The quantum state is the mathematical object used in quantum physics to encode all the information that can be predicted about a physical system. It does not itself constitute a classical description of properties but provides probabilities for the outcomes of measurements such as position, momentum, or energy. A familiar example is the state of a hydrogen atom, whose measurable properties include position and energy; see hydrogen and atom for context.

Representations

There are several equivalent ways to describe a quantum state depending on the context. In nonrelativistic quantum mechanics a state is often given by a complex wavefunction or state vector in a Hilbert space. Mixed states, which represent statistical ensembles or partial knowledge, are described by a density operator. Key mathematical features include linearity (allowing superposition) and normalization (total probability equals one).

Typical measurable quantities are associated with operators. For example, momentum is related to the momentum operator and energy to the Hamiltonian; see momentum and energy. Angular momentum and intrinsic spin are additional observables with quantized spectra; compare angular momentum and spin for further reading.

Important distinctions exist between pure and mixed states. A pure state corresponds to maximal information about preparation and can be represented by a single state vector; mixed states are statistical mixtures of pure states and require a density matrix. Measurement in quantum mechanics yields probabilistic outcomes and usually changes the state according to the measurement postulates of the theory; various interpretations disagree about whether this change is a physical collapse or an update of knowledge.

Properties and examples

  • Superposition: a system can exist in a linear combination of basis states until measurement.
  • Entanglement: composite systems can exhibit correlations stronger than classical statistics, with important consequences for information transfer and nonlocality.
  • Unitary evolution: isolated states evolve deterministically by the Schrödinger equation; open systems require more general dynamical maps.

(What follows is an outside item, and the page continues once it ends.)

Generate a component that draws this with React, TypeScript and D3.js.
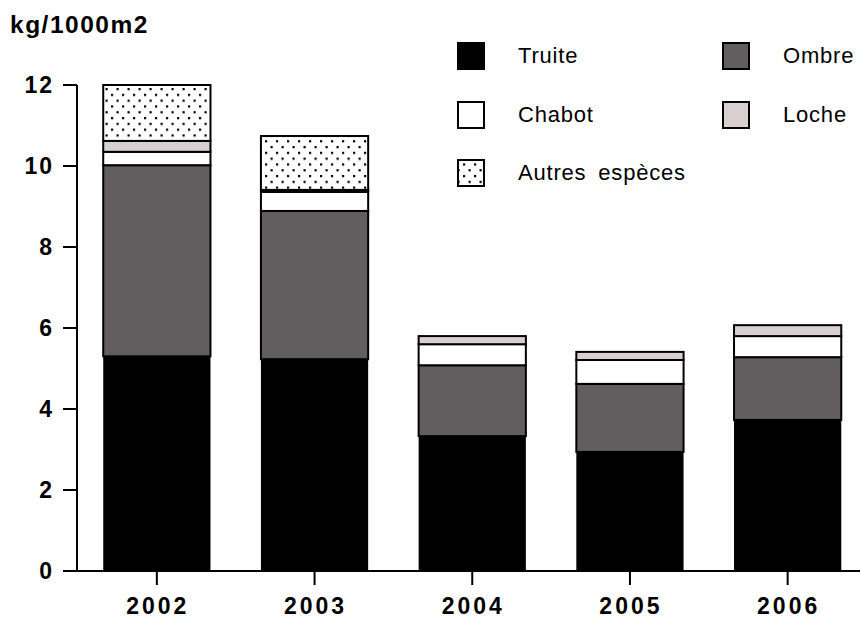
import React from "react";
import * as d3 from "d3";

const years = ["2002", "2003", "2004", "2005", "2006"];
const truite = [5.3, 5.23, 3.33, 2.94, 3.73];
const ombre = [4.72, 3.66, 1.75, 1.68, 1.55];
const chabot = [0.33, 0.47, 0.52, 0.59, 0.52];
const loche = [0.27, 0.05, 0.2, 0.2, 0.27];
const autres = [1.38, 1.33, 0, 0, 0];
const yTicks = [0, 2, 4, 6, 8, 10, 12];

const seriesNames = ["Truite", "Ombre", "Chabot", "Loche", "Autres espèces"];
const seriesFills = ["#000000", "#625d5e", "#ffffff", "#d8d0d0", "url(#dots)"];

const width = 860;
const height = 618;
const margin = { left: 77, right: 0, top: 85, bottom: 47 };

const App = () => {
  const rows = years.map((y, i) => ({
    year: y,
    s0: truite[i],
    s1: ombre[i],
    s2: chabot[i],
    s3: loche[i],
    s4: autres[i],
  }));
  const stack = d3.stack().keys(["s0", "s1", "s2", "s3", "s4"]);
  const stacked = stack(rows as any);

  const xScale = d3
    .scaleBand()
    .domain(years)
    .range([margin.left + 1, margin.left + 1 + 5 * 157.7])
    .paddingInner(0.32)
    .paddingOuter(0.16);

  const yScale = d3
    .scaleLinear()
    .domain([0, 12])
    .range([height - margin.bottom, margin.top]);

  const y0 = yScale(0);
  const font = "'Liberation Sans', Arial, sans-serif";

  const legend = [
    { i: 0, x: 457, y: 42 },
    { i: 1, x: 722, y: 42 },
    { i: 2, x: 457, y: 101 },
    { i: 3, x: 722, y: 101 },
    { i: 4, x: 457, y: 159 },
  ];

  return (
    <svg
      width={width}
      height={height}
      style={{ position: "absolute", left: 0, top: 0, background: "#fff" }}
    >
      <defs>
        <pattern id="dots" width={11} height={11.6} patternUnits="userSpaceOnUse">
          <rect width={11} height={11.6} fill="#fff" />
          <rect x={1} y={1} width={2.2} height={2.2} fill="#000" />
          <rect x={6.5} y={6.8} width={2.2} height={2.2} fill="#000" />
        </pattern>
      </defs>

      {/* Bars */}
      {stacked.map((layer, li) => (
        <g key={li}>
          {layer.map((d, i) =>
            d[1] - d[0] > 0 ? (
              <rect
                key={i}
                x={xScale(years[i])!}
                y={yScale(d[1])}
                width={xScale.bandwidth()}
                height={yScale(d[0]) - yScale(d[1])}
                fill={seriesFills[li]}
                stroke="#000"
                strokeWidth={li === 0 ? 0 : 2}
              />
            ) : null
          )}
        </g>
      ))}

      {/* Y axis */}
      <line x1={margin.left} x2={margin.left} y1={margin.top} y2={y0 + 1} stroke="#000" strokeWidth={2} />
      {yTicks.map((t) => (
        <g key={t}>
          <line x1={63} x2={margin.left} y1={yScale(t)} y2={yScale(t)} stroke="#000" strokeWidth={2} />
          <text
            x={54}
            y={yScale(t) + 8}
            textAnchor="end"
            fontFamily={font}
            fontWeight="bold"
            fontSize="23px"
            letterSpacing="2"
          >
            {t}
          </text>
        </g>
      ))}

      {/* X axis */}
      <line x1={margin.left} x2={width} y1={y0} y2={y0} stroke="#000" strokeWidth={2} />
      {years.map((yr) => {
        const cx = xScale(yr)! + xScale.bandwidth() / 2;
        return (
          <g key={yr}>
            <line x1={cx} x2={cx} y1={y0} y2={y0 + 14} stroke="#000" strokeWidth={2} />
            <text
              x={cx + 1}
              y={614}
              textAnchor="middle"
              fontFamily={font}
              fontWeight="bold"
              fontSize="23px"
              letterSpacing="3"
            >
              {yr}
            </text>
          </g>
        );
      })}

      {/* Unit label */}
      <text x={10} y={33} fontFamily={font} fontWeight="bold" fontSize="24.5px" letterSpacing="1.5">
        kg/1000m2
      </text>

      {/* Legend */}
      {legend.map((l) => (
        <g key={l.i}>
          <rect
            x={l.x + 1}
            y={l.y + 1}
            width={26}
            height={26}
            fill={seriesFills[l.i]}
            stroke="#000"
            strokeWidth={2}
          />
          <text
            x={l.x + 61}
            y={l.y + 21}
            fontFamily={font}
            fontSize="22px"
            letterSpacing="0.8"
            wordSpacing="5"
          >
            {seriesNames[l.i]}
          </text>
        </g>
      ))}
    </svg>
  );
};

export default App;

Concrete examples help connect abstract ideas to practice. The quantum state of a single electron in a hydrogen-like atom determines its allowed energy levels and spatial probability distribution. In quantum information, a two-level quantum state (qubit) is the basic carrier of quantum information, exploiting superposition and entanglement for tasks such as computation and secure communication.

Quantum states underpin much of modern physics and technology. They are central to spectroscopy, quantum chemistry, condensed-matter physics, and emerging technologies like quantum computing and sensing. While the formalism is precise and predictive, conceptual questions about interpretation and the nature of measurement remain topics of active discussion and research.